C’è un grande “ma”. Riguarda il rapporto - o il non-rapporto - che fin qui si è tenuto proprio con il consumatore finale. Riguarda tutte le occasioni che si sono sprecate ignorando le possibilità di aprire un dialogo, usando male (o non usando affatto) le nuove tecnologie. 

Siti web aziendali concepiti come vetrine che nessuno rinnova mai e che diventano subito obsoleti/inutili. 

Pagine Facebook che non vengono aggiornate se non per parlare dei prodotti, in una conversazione a senso unico come ai tempi della cara, vecchia tv. 

Account Instagram la cui foto più recente è quella della vendemmia dell’anno prima. Newsletter che parlano solo dell’ultimo premio ricevuto o dell’ultima bottiglia messa in commercio. Come direbbe qualcuno, “it’s all about me, me, me...”. 

In queste e molte altre analoghe situazioni il cliente finale esiste solo come un concetto astratto. Non si è investito - o non lo si è fatto abbastanza - nel costruire una relazione.

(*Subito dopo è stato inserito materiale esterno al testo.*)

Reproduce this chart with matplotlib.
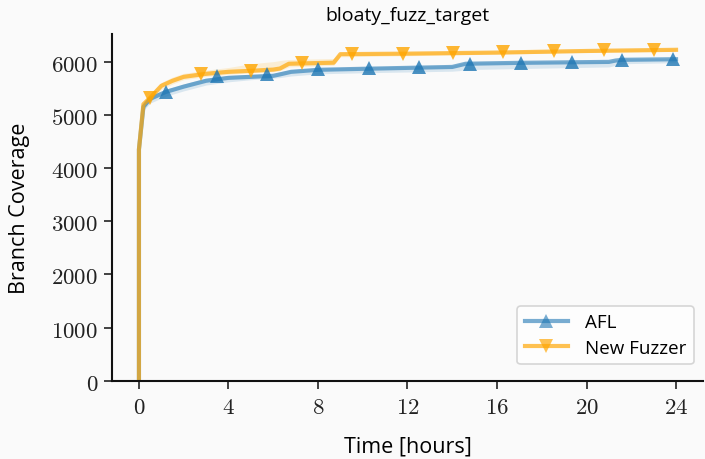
import matplotlib
matplotlib.use("Agg")
import matplotlib.pyplot as plt
import numpy as np

# ---- data ----
afl_t = [0, 0.0, 0.2, 0.5, 1.2, 2, 3, 4, 5, 6, 6.3, 6.8, 8, 10, 14, 14.3, 14.6, 17, 21, 21.3, 21.6, 24]
afl_v = [0, 4350, 5150, 5300, 5430, 5530, 5640, 5695, 5714, 5733, 5760, 5808, 5846, 5865, 5900, 5930, 5960, 5977, 5995, 6020, 6034, 6045]
afl_lo = [0, 4300, 5080, 5220, 5350, 5450, 5560, 5620, 5660, 5690, 5700, 5730, 5770, 5790, 5820, 5830, 5850, 5870, 5900, 5930, 5960, 5980]
afl_hi = [0, 4400, 5200, 5360, 5480, 5580, 5690, 5740, 5760, 5780, 5810, 5850, 5880, 5900, 5930, 5960, 5990, 6000, 6015, 6040, 6055, 6065]

nf_t = [0, 0.0, 0.2, 0.5, 1, 1.5, 2, 3, 4, 5, 6, 6.3, 6.7, 8.7, 9.0, 12, 16, 20, 24]
nf_v = [0, 4350, 5200, 5320, 5545, 5640, 5714, 5771, 5808, 5827, 5850, 5870, 5960, 5980, 6140, 6150, 6170, 6200, 6222]
nf_lo = [0, 4300, 5130, 5250, 5480, 5580, 5660, 5720, 5760, 5790, 5810, 5830, 5900, 5930, 6090, 6110, 6140, 6175, 6195]
nf_hi = [0, 4400, 5260, 5390, 5610, 5710, 5780, 5840, 5890, 5960, 6000, 6020, 6040, 6060, 6170, 6180, 6200, 6225, 6245]

afl_mt = [1.2, 3.47, 5.73, 8.0, 10.27, 12.53, 14.8, 17.07, 19.33, 21.6, 23.87]
afl_mv = [5432, 5725, 5765, 5855, 5880, 5905, 5960, 5980, 5995, 6034, 6045]
nf_mt = [0.49, 2.76, 5.02, 7.29, 9.51, 11.78, 14.04, 16.27, 18.53, 20.8, 23.02]
nf_mv = [5310, 5760, 5827, 5965, 6140, 6150, 6165, 6175, 6195, 6210, 6220]

series_names = ["AFL", "New Fuzzer"]
title = "bloaty_fuzz_target"
xticks = [0, 4, 8, 12, 16, 20, 24]
yticks = [0, 1000, 2000, 3000, 4000, 5000, 6000]

plt.rcParams['mathtext.fontset'] = 'cm'
plt.rcParams['font.family'] = ['Open Sans', 'DejaVu Sans']

bg = '#fafafa'
fig = plt.figure(figsize=(7.05, 4.6), dpi=100, facecolor=bg)
ax = fig.add_axes([0.159, 0.170, 0.838, 0.754], facecolor=bg)

blue = '#1f77b4'
orange = '#ffa500'
lw = 3.0
ms = 10.5

ax.fill_between(afl_t, afl_lo, afl_hi, color=blue, alpha=0.15, lw=0)
ax.fill_between(nf_t, nf_lo, nf_hi, color=orange, alpha=0.15, lw=0)
ax.plot(afl_t, afl_v, color=blue, lw=lw, alpha=0.6)
ax.plot(nf_t, nf_v, color=orange, lw=lw, alpha=0.68)
ax.plot(afl_mt, afl_mv, ls='none', marker='^', ms=ms, color=blue, alpha=0.8, mew=0)
ax.plot(nf_mt, nf_mv, ls='none', marker='v', ms=ms, color=orange, alpha=0.8, mew=0)

# legend proxies
h1, = ax.plot([], [], color=blue, lw=lw, alpha=0.6, marker='^', ms=ms, mfc=blue, mew=0)
h2, = ax.plot([], [], color=orange, lw=lw, alpha=0.68, marker='v', ms=ms, mfc=orange, mew=0)
leg = ax.legend([h1, h2], series_names, loc='lower right', fontsize=13.5,
                frameon=True, facecolor='white', edgecolor='#cccccc',
                bbox_to_anchor=(1.0, 0.02), borderpad=0.4, handlelength=2.3,
                labelspacing=0.4, handletextpad=0.9)
leg.get_frame().set_linewidth(1.2)

ax.set_xlim(-1.2, 25.2)
ax.set_ylim(0, 6520)
ax.set_xticks(xticks)
ax.set_xticklabels([f'${v}$' for v in xticks])
ax.set_yticks(yticks)
ax.set_yticklabels([f'${v}$' for v in yticks])
ax.tick_params(labelsize=16.5, length=6, width=1.2, colors='#222222', pad=4)
for s in ['top', 'right']:
    ax.spines[s].set_visible(False)
for s in ['left', 'bottom']:
    ax.spines[s].set_linewidth(1.5)
    ax.spines[s].set_color('#111111')

ax.set_title(title, fontsize=14, pad=10)
ax.set_xlabel('Time [hours]', fontsize=15.5, labelpad=12)
ax.set_ylabel('Branch Coverage', fontsize=15.5, labelpad=15)

fig.savefig('out.png', dpi=100, facecolor=bg)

E adesso che ci si accorge di aver bisogno del consumatore, ci si rende anche conto che 1) i consumatori esteri sono convinti che se acquistano prodotti italiani (vino incluso) si infetteranno, ragion per cui le vendite sono crollate (ah, la comunicazione efficace, questa sconosciuta!) e, 2) che qualcuno è già arrivato prima di noi a soddisfare vecchie esigenze espresse in maniera nuova.

Nuove comode abitudini si sono già instaurate, e sarà molto, molto difficile abbandonarle.